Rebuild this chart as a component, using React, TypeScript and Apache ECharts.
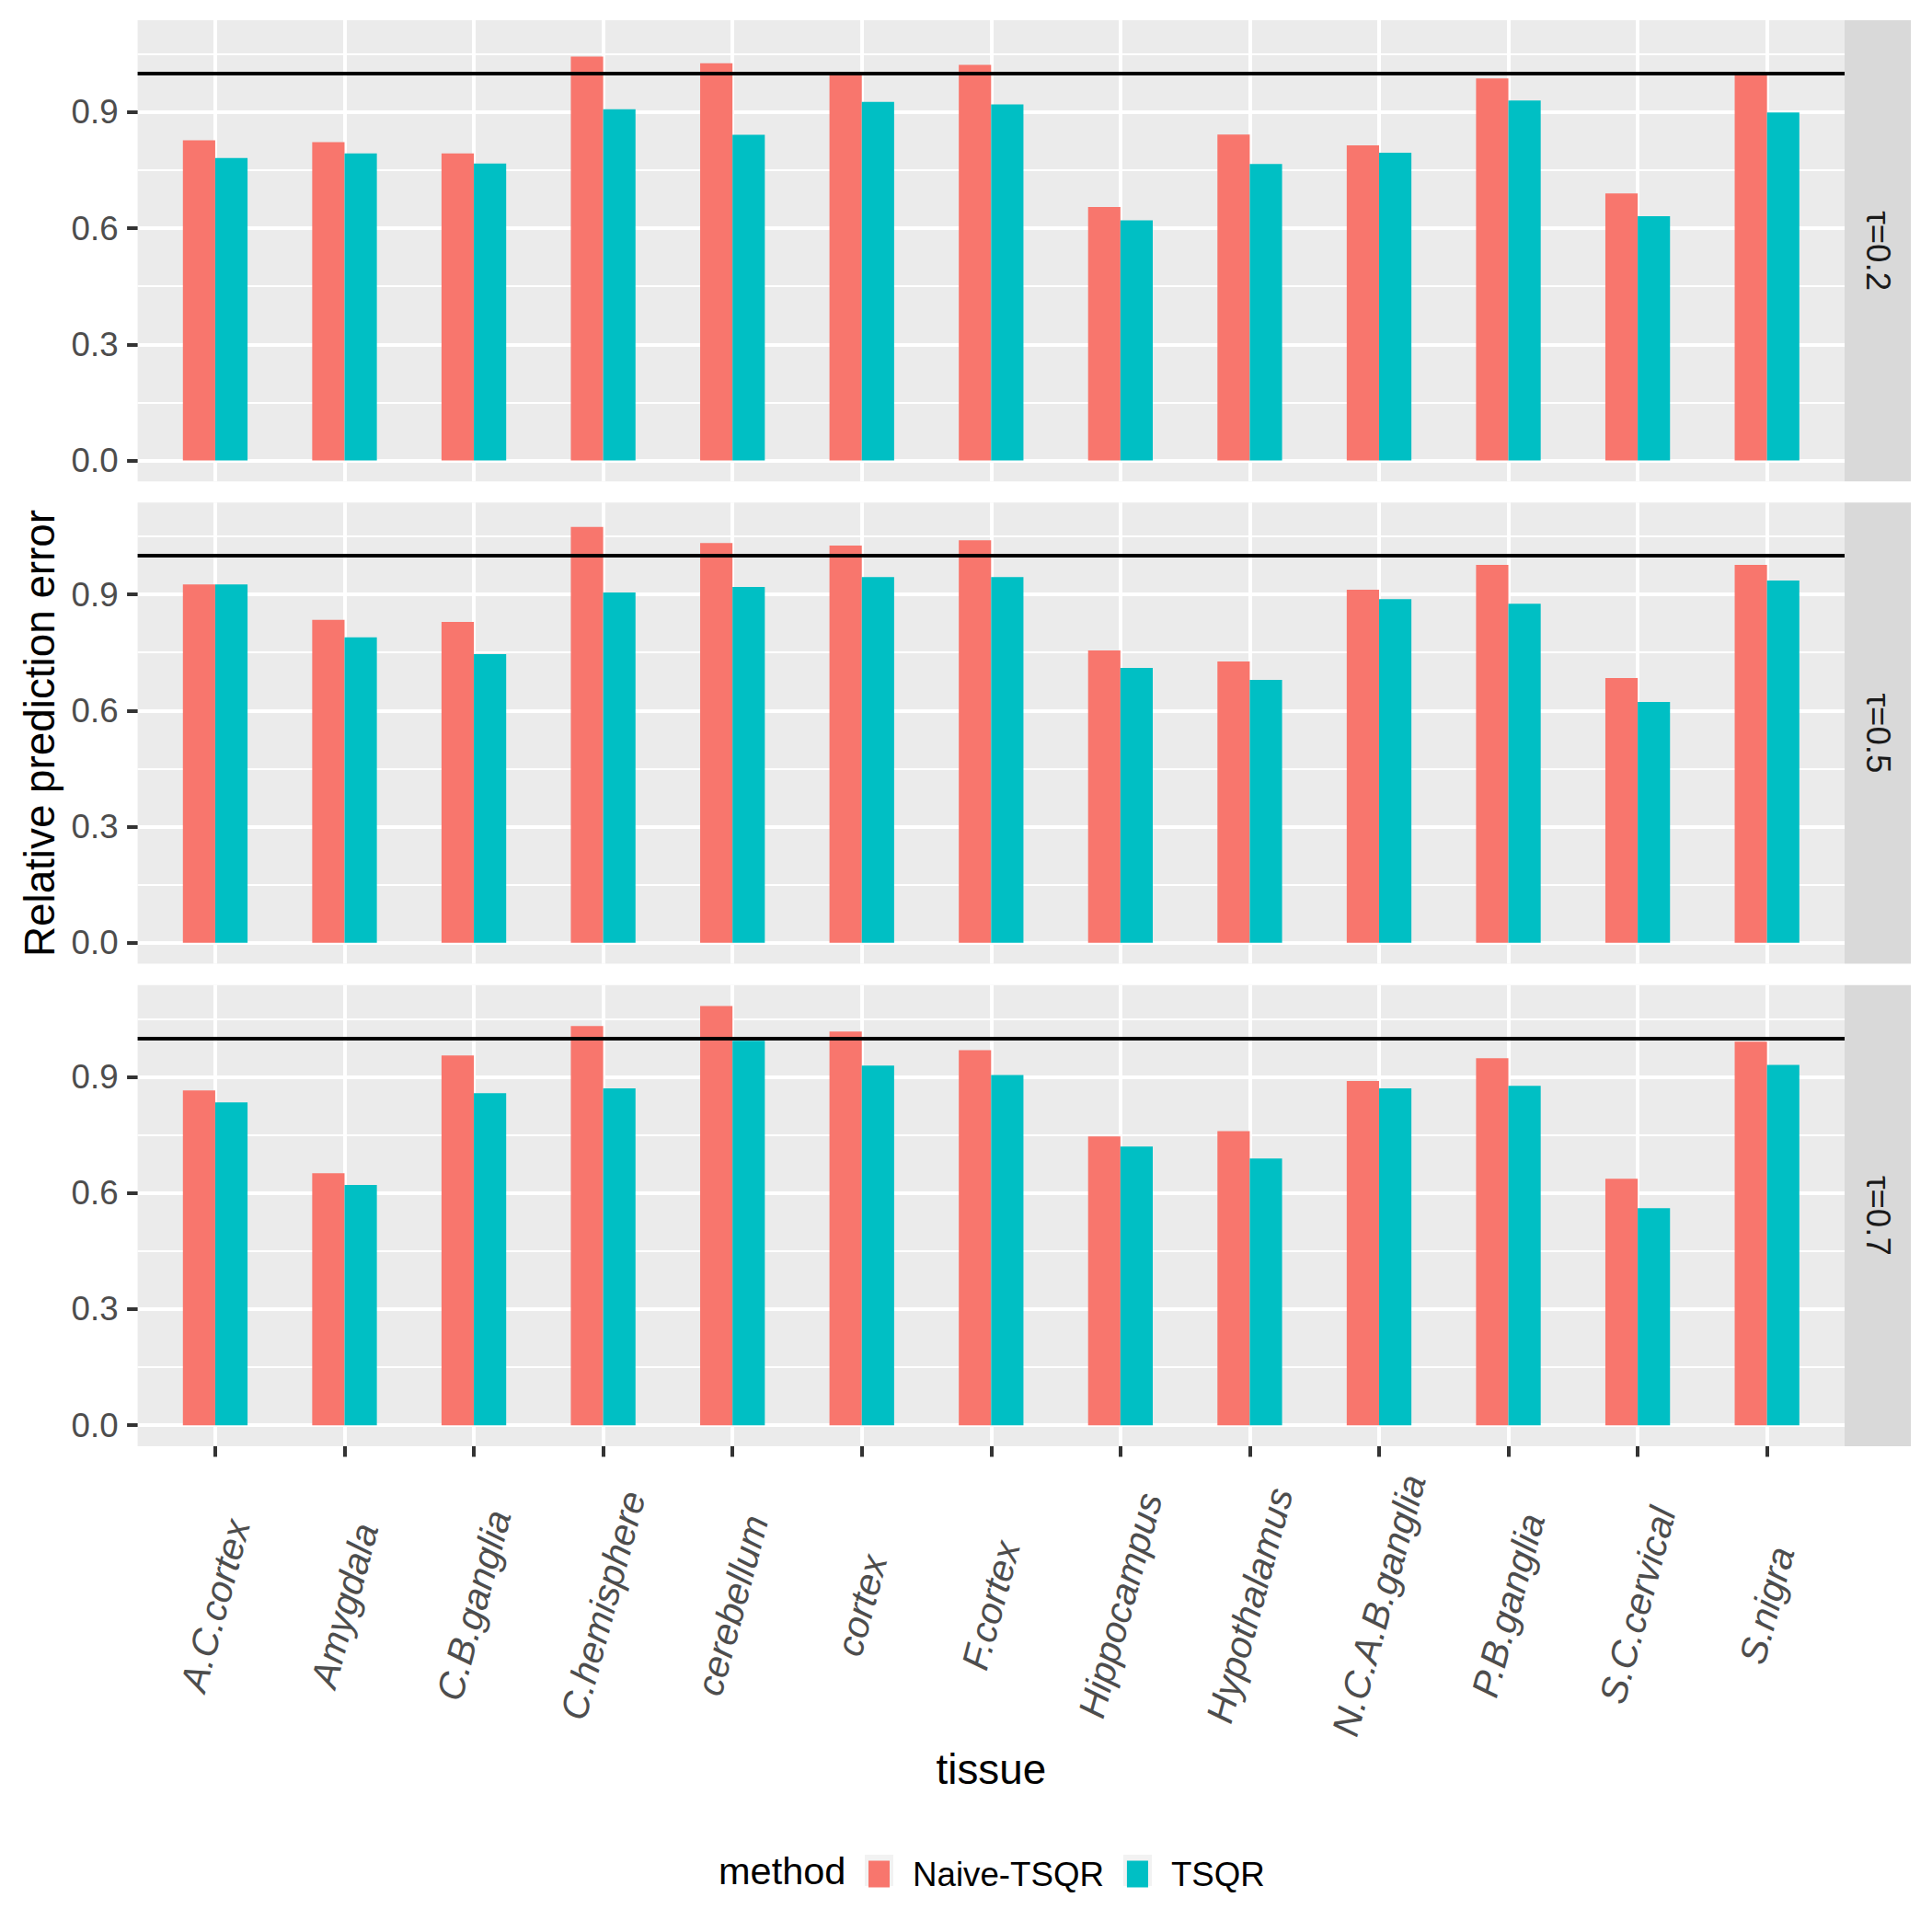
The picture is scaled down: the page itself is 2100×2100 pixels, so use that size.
import React, { useEffect, useRef } from "react";
import * as echarts from "echarts";

const tissues = [
  "A.C.cortex", "Amygdala", "C.B.ganglia", "C.hemisphere", "cerebellum", "cortex",
  "F.cortex", "Hippocampus", "Hypothalamus", "N.C.A.B.ganglia", "P.B.ganglia",
  "S.C.cervical", "S.nigra",
];
const methods = ["Naive-TSQR", "TSQR"];
const panelLabels = ["τ=0.2", "τ=0.5", "τ=0.7"];

const naive02 = [0.827, 0.822, 0.793, 1.043, 1.026, 1.0, 1.022, 0.655, 0.842, 0.814, 0.987, 0.69, 0.998];
const tsqr02 = [0.781, 0.793, 0.767, 0.907, 0.841, 0.926, 0.92, 0.62, 0.766, 0.795, 0.93, 0.631, 0.899];
const naive05 = [0.926, 0.834, 0.829, 1.074, 1.033, 1.026, 1.04, 0.755, 0.727, 0.912, 0.976, 0.684, 0.976];
const tsqr05 = [0.926, 0.789, 0.746, 0.905, 0.919, 0.945, 0.945, 0.71, 0.679, 0.888, 0.876, 0.622, 0.936];
const naive07 = [0.865, 0.651, 0.955, 1.031, 1.083, 1.017, 0.969, 0.746, 0.76, 0.889, 0.948, 0.637, 0.991];
const tsqr07 = [0.834, 0.621, 0.858, 0.87, 0.993, 0.929, 0.905, 0.72, 0.689, 0.87, 0.877, 0.561, 0.931];

const refLine = 1.0;
const yMajor = [0, 0.3, 0.6, 0.9];
const yMinor = [0.15, 0.45, 0.75, 1.05];

const panels = [
  [naive02, tsqr02],
  [naive05, tsqr05],
  [naive07, tsqr07],
];

const colors = ["#F8766D", "#00BFC4"];
const FONT = "'Liberation Sans', Arial, Helvetica, sans-serif";

export default function App() {
  const ref = useRef<HTMLDivElement>(null);

  useEffect(() => {
    if (!ref.current) return;
    const chart = echarts.init(ref.current, null, { renderer: "svg", width: 2100, height: 2100 });

    const panelLeft = 149.6;
    const panelRight = 2005;
    const stripRight = 2077;
    const panelTops = [22, 546.3, 1070.7];
    const panelH = 501.3;

    const xMin = 0.4;
    const xMax = tissues.length + 0.6;
    const unitPx = (panelRight - panelLeft) / (xMax - xMin);
    const barWidth = unitPx * 0.25;

    const allVals = panels.flat(2);
    const M = Math.max(refLine, ...allVals);
    const yMin = -0.05 * M;
    const yMax = 1.05 * M;

    const xPositions = tissues.map((_, i) => i + 1);

    const grids: any[] = [];
    const xAxes: any[] = [];
    const yAxes: any[] = [];
    const series: any[] = [];
    const graphics: any[] = [];

    panels.forEach((pvals, p) => {
      const isBottom = p === panels.length - 1;
      grids.push({
        left: panelLeft,
        top: panelTops[p],
        width: panelRight - panelLeft,
        height: panelH,
        show: true,
        backgroundColor: "#EBEBEB",
        borderWidth: 0,
        containLabel: false,
      });
      xAxes.push({
        type: "value",
        gridIndex: p,
        position: "bottom",
        min: xMin,
        max: xMax,
        axisLine: { show: false, onZero: false },
        splitLine: { show: false },
        axisTick: {
          show: isBottom,
          customValues: xPositions,
          length: 11.5,
          lineStyle: { color: "#333333", width: 4 },
        },
        axisLabel: {
          show: isBottom,
          customValues: xPositions,
          formatter: (v: number) => tissues[Math.round(v) - 1] ?? "",
          rotate: 75,
          align: "center",
          verticalAlign: "middle",
          margin: 173,
          fontSize: 41,
          fontStyle: "italic",
          color: "#4D4D4D",
          fontFamily: FONT,
        },
      });
      yAxes.push({
        type: "value",
        gridIndex: p,
        position: "left",
        min: yMin,
        max: yMax,
        axisLine: { show: false, onZero: false },
        splitLine: { show: false },
        axisTick: {
          show: true,
          customValues: yMajor,
          length: 11.5,
          lineStyle: { color: "#333333", width: 4 },
        },
        axisLabel: {
          show: true,
          customValues: yMajor,
          formatter: (v: number) => v.toFixed(1),
          margin: 21,
          fontSize: 36.7,
          color: "#4D4D4D",
          fontFamily: FONT,
        },
      });

      // grid lines (under bars)
      const gridLineData: any[] = [];
      yMinor.forEach((v) => gridLineData.push({ yAxis: v, lineStyle: { width: 2, color: "#FFFFFF", type: "solid" } }));
      yMajor.forEach((v) => gridLineData.push({ yAxis: v, lineStyle: { width: 4, color: "#FFFFFF", type: "solid" } }));
      xPositions.forEach((v) => gridLineData.push({ xAxis: v, lineStyle: { width: 4, color: "#FFFFFF", type: "solid" } }));
      series.push({
        type: "line",
        name: "grid" + p,
        xAxisIndex: p,
        yAxisIndex: p,
        data: [],
        z: 0,
        silent: true,
        markLine: {
          z: 0,
          symbol: ["none", "none"],
          silent: true,
          animation: false,
          label: { show: false },
          emphasis: { disabled: true },
          data: gridLineData,
        },
      });

      pvals.forEach((vals, m) => {
        series.push({
          type: "bar",
          name: methods[m],
          xAxisIndex: p,
          yAxisIndex: p,
          data: vals.map((v, i) => [xPositions[i], v]),
          barWidth: barWidth,
          barGap: "0%",
          itemStyle: { color: colors[m] },
          z: 2,
          silent: true,
        });
      });

      series.push({
        type: "line",
        name: "ref" + p,
        xAxisIndex: p,
        yAxisIndex: p,
        data: [],
        z: 5,
        silent: true,
        markLine: {
          z: 5,
          symbol: ["none", "none"],
          silent: true,
          animation: false,
          label: { show: false },
          emphasis: { disabled: true },
          data: [{ yAxis: refLine, lineStyle: { width: 4, color: "#000000", type: "solid" } }],
        },
      });

      // strip
      graphics.push({
        type: "rect",
        shape: { x: panelRight, y: panelTops[p], width: stripRight - panelRight, height: panelH },
        style: { fill: "#D9D9D9" },
        silent: true,
      });
      graphics.push({
        type: "text",
        x: (panelRight + stripRight) / 2,
        y: panelTops[p] + panelH / 2,
        rotation: -Math.PI / 2,
        style: {
          text: panelLabels[p],
          fontSize: 36.7,
          fill: "#1A1A1A",
          fontFamily: FONT,
          align: "center",
          verticalAlign: "middle",
        },
        silent: true,
      });
    });

    // axis titles
    graphics.push({
      type: "text",
      x: 43,
      y: (panelTops[0] + panelTops[2] + panelH) / 2,
      rotation: Math.PI / 2,
      style: {
        text: "Relative prediction error",
        fontSize: 45.8,
        fill: "#000000",
        fontFamily: FONT,
        align: "center",
        verticalAlign: "middle",
      },
      silent: true,
    });
    graphics.push({
      type: "text",
      x: (panelLeft + panelRight) / 2,
      y: 1923,
      style: {
        text: "tissue",
        fontSize: 45.8,
        fill: "#000000",
        fontFamily: FONT,
        align: "center",
        verticalAlign: "middle",
      },
      silent: true,
    });
    // legend title and key backgrounds
    const legendCY = 2033;
    const legendLeft = 944;
    graphics.push({
      type: "text",
      x: 781,
      y: legendCY,
      style: {
        text: "method",
        fontSize: 41.5,
        fill: "#000000",
        fontFamily: FONT,
        align: "left",
        verticalAlign: "middle",
      },
      silent: true,
    });
    [legendLeft - 4, legendLeft + 277].forEach((kx) => {
      graphics.push({
        type: "rect",
        z: -1,
        shape: { x: kx, y: legendCY - 17, width: 31, height: 34 },
        style: { fill: "#F2F2F2" },
        silent: true,
      });
    });

    chart.setOption({
      animation: false,
      backgroundColor: "#FFFFFF",
      textStyle: { fontFamily: FONT },
      grid: grids,
      xAxis: xAxes,
      yAxis: yAxes,
      series,
      legend: {
        data: methods,
        orient: "horizontal",
        left: legendLeft,
        top: legendCY - 14.5,
        padding: 0,
        itemWidth: 23,
        itemHeight: 29,
        itemGap: 25,
        icon: "rect",
        selectedMode: false,
        textStyle: {
          fontSize: 36.7,
          color: "#000000",
          fontFamily: FONT,
          padding: [0, 0, 0, 20],
          lineHeight: 29,
        },
      },
      graphic: graphics,
    });

    return () => {
      chart.dispose();
    };
  }, []);

  return (
    <div
      ref={ref}
      style={{ position: "absolute", left: 0, top: 0, width: 2100, height: 2100, background: "#FFFFFF" }}
    />
  );
}
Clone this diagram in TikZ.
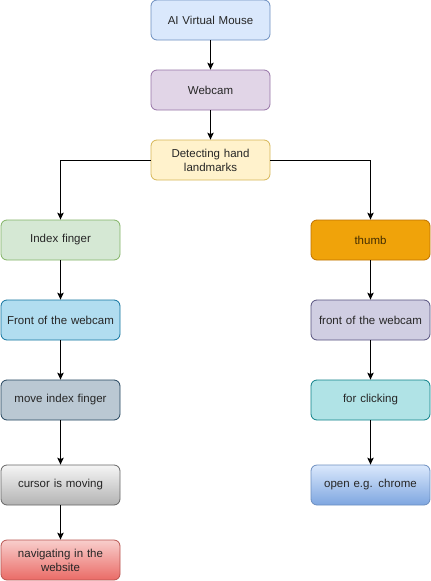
\documentclass[tikz,border=0pt]{standalone}
\usepackage{fontspec}
\setmainfont{Liberation Sans}
\usetikzlibrary{arrows.meta,positioning}
\definecolor{bluef}{HTML}{DAE8FC}\definecolor{blued}{HTML}{6C8EBF}
\definecolor{purf}{HTML}{E1D5E7}\definecolor{purd}{HTML}{9673A6}
\definecolor{yelf}{HTML}{FFF2CC}\definecolor{yeld}{HTML}{D6B656}
\definecolor{grnf}{HTML}{D5E8D4}\definecolor{grnd}{HTML}{82B366}
\definecolor{cyaf}{HTML}{B1DDF0}\definecolor{cyad}{HTML}{10739E}
\definecolor{slaf}{HTML}{BAC8D3}\definecolor{slad}{HTML}{23445D}
\definecolor{gryt}{HTML}{F5F5F5}\definecolor{gryb}{HTML}{B3B3B3}\definecolor{gryd}{HTML}{666666}
\definecolor{redt}{HTML}{F8CECC}\definecolor{redb}{HTML}{EA6B66}\definecolor{redd}{HTML}{B85450}
\definecolor{orgf}{HTML}{F0A30A}\definecolor{orgd}{HTML}{BD7000}\definecolor{orgt}{HTML}{432D02}
\definecolor{lavf}{HTML}{D0CEE2}\definecolor{lavd}{HTML}{56517E}
\definecolor{tealf}{HTML}{B0E3E6}\definecolor{teald}{HTML}{0E8088}
\definecolor{blub}{HTML}{7EA6E0}
\begin{document}
\begin{tikzpicture}[x=1pt,y=-1pt,
  box/.style={rounded corners=6pt,minimum width=119pt,minimum height=40pt,inner sep=2pt,
    align=center,text width=112pt,font=\fontsize{11.5pt}{14pt}\selectfont,line width=0.8pt,text=black!85},
  conn/.style={line width=1pt,-{Stealth[length=7pt,width=6.5pt,inset=1.5pt]}}]
\useasboundingbox (0,0) rectangle (431,581);
\node[box,fill=bluef,draw=blued] (ai) at (210.5,20) {AI Virtual Mouse};
\node[box,fill=purf,draw=purd] (wc) at (210.5,90) {Webcam};
\node[box,fill=yelf,draw=yeld] (det) at (210.5,160) {Detecting hand\\landmarks};
\node[box,fill=grnf,draw=grnd] (idx) at (60.5,240) {Index finger};
\node[box,fill=cyaf,draw=cyad] (fw) at (60.5,320) {Front of the webcam};
\node[box,fill=slaf,draw=slad] (mv) at (60.5,400) {move index finger};
\node[box,top color=gryt,bottom color=gryb,draw=gryd] (cur) at (60.5,485) {cursor is moving};
\node[box,top color=redt,bottom color=redb,draw=redd] (nav) at (60.5,560) {navigating in the\\website};
\node[box,fill=orgf,draw=orgd,text=orgt] (th) at (370.5,240) {thumb};
\node[box,fill=lavf,draw=lavd] (fw2) at (370.5,320) {front of the webcam};
\node[box,fill=tealf,draw=teald] (clk) at (370.5,400) {for clicking};
\node[box,top color=bluef,bottom color=blub,draw=blued] (chr) at (370.5,485) {open e.g. chrome};
\draw[conn] (ai) -- (wc);
\draw[conn] (wc) -- (det);
\draw[conn] (det.west) -| (idx.north);
\draw[conn] (det.east) -| (th.north);
\draw[conn] (idx) -- (fw);
\draw[conn] (fw) -- (mv);
\draw[conn] (mv) -- (cur);
\draw[conn] (cur) -- (nav);
\draw[conn] (th) -- (fw2);
\draw[conn] (fw2) -- (clk);
\draw[conn] (clk) -- (chr);
\end{tikzpicture}
\end{document}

### WRITTEN EXERCISE:
Repeat the listing above from its first line through the line that contains "0.877, 0.561, 0.931];", both included, and nothing more. Drop the pictures.

### EXERCISE RESPONSE:
Rebuild this chart as a component, using React, TypeScript and Apache ECharts.
The picture is scaled down: the page itself is 2100×2100 pixels, so use that size.
import React, { useEffect, useRef } from "react";
import * as echarts from "echarts";

const tissues = [
  "A.C.cortex", "Amygdala", "C.B.ganglia", "C.hemisphere", "cerebellum", "cortex",
  "F.cortex", "Hippocampus", "Hypothalamus", "N.C.A.B.ganglia", "P.B.ganglia",
  "S.C.cervical", "S.nigra",
];
const methods = ["Naive-TSQR", "TSQR"];
const panelLabels = ["τ=0.2", "τ=0.5", "τ=0.7"];

const naive02 = [0.827, 0.822, 0.793, 1.043, 1.026, 1.0, 1.022, 0.655, 0.842, 0.814, 0.987, 0.69, 0.998];
const tsqr02 = [0.781, 0.793, 0.767, 0.907, 0.841, 0.926, 0.92, 0.62, 0.766, 0.795, 0.93, 0.631, 0.899];
const naive05 = [0.926, 0.834, 0.829, 1.074, 1.033, 1.026, 1.04, 0.755, 0.727, 0.912, 0.976, 0.684, 0.976];
const tsqr05 = [0.926, 0.789, 0.746, 0.905, 0.919, 0.945, 0.945, 0.71, 0.679, 0.888, 0.876, 0.622, 0.936];
const naive07 = [0.865, 0.651, 0.955, 1.031, 1.083, 1.017, 0.969, 0.746, 0.76, 0.889, 0.948, 0.637, 0.991];
const tsqr07 = [0.834, 0.621, 0.858, 0.87, 0.993, 0.929, 0.905, 0.72, 0.689, 0.87, 0.877, 0.561, 0.931];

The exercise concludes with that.